OMG, the gradient is exploding!

Chill, SGD will save us all.

This time last year, I was having a tough time reproducing BEGAN and WGAN magics on our Context-aware video prediction work (to add some ‘novelty’). Things didn’t go well, cuz OMG, the balance between G and D is art(witchcraft) instead of science. Gaussian in, garbage out is how my GAN works. I still remember some random details from the two papers, such as they use RMSProp because Adam does not work, and they don’t really know why… These kind of information and the suffering experience push me away from the Min-Max world for a while. **NOW I’M BACK!**

For my thesis, Wen asked me to read Ganin’s reverse gradient paper. This general trick for Min-Max problem is AMAZING!!! Without tuning any parameter, the trick works flawlessly on my own task. (Feeling that I am the King[Slave] of Min-Max problems.) Traditionally, you would schedule the training of main net and discriminators using some heiristics. It can easily takes tons of hours while your model still collapses. The reverse-gradient trick finds a way to (somehow) solve Min-Max by minimize one loss. So no more scheduling, everything unified in one loss fuction.

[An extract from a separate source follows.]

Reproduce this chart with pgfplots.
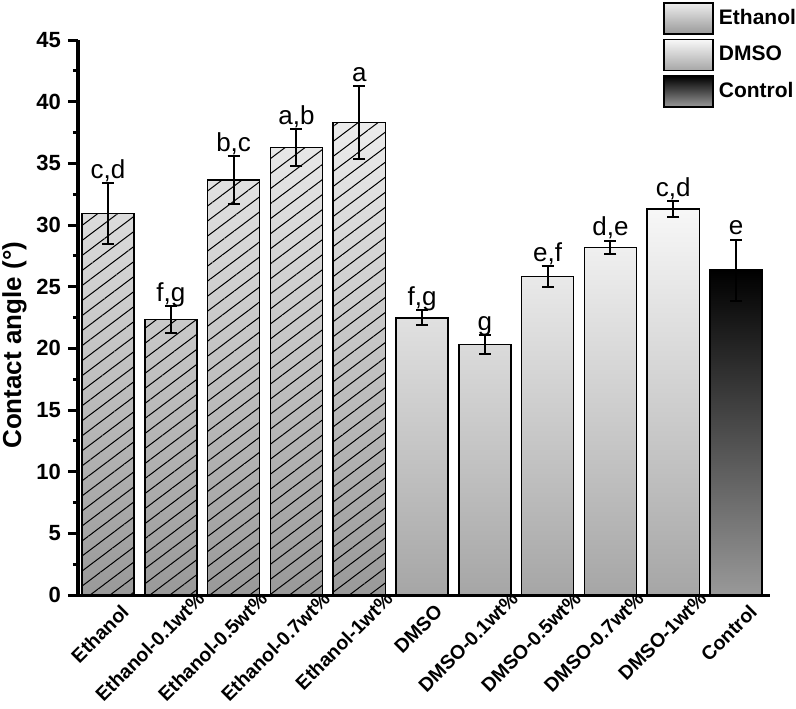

$$\theta_f \leftarrow \theta_f – \mu (\frac{\partial L_y^i}{\partial \theta_f} – \lambda \frac{\partial L_d^i}{\partial\theta_f}) \

\theta_y \leftarrow \theta_y – \mu\frac{\partial L_y^i}{\partial\theta_y} \

\theta_d \leftarrow \theta_d – \mu\frac{\partial L_d^i}{\partial\theta_d}

$$

The original paper uses SGD with momentum for training. In the beginning, I simply follows this setting, until I noticed some weird behaviors. Roughly one out of ten runs, the model is able to converge at a better plateau, yielding 5-7% performance boost, but I was not able to stabilize it by tuning batch size, lr schedule, other parameters and even initilizers. (Truncated random dist works better than xavier for some reason in my case). After two days of watching worldcups while tuning parameters, the “rmsprop works, adam not” memory from last year encourages me to try some other optimizers. GANHacks gives me some practical guides such as using Adam for main net and SGD for discriminator. Similar to my memory, Adam did not work in the beginning. This was resolved by modifying Epsilon to a larger value (1.). Adam + SGD did narrow the gap, but was not able to eliminate it. To my very surprise, SGD without momentum gives me the best performance. It seems that the acceleration effect brought by momentum leads to miss of better convergence points. This is a quite interesting observation because when I was in the deep learning course, professors usually claim that SGD with momentum generally works better.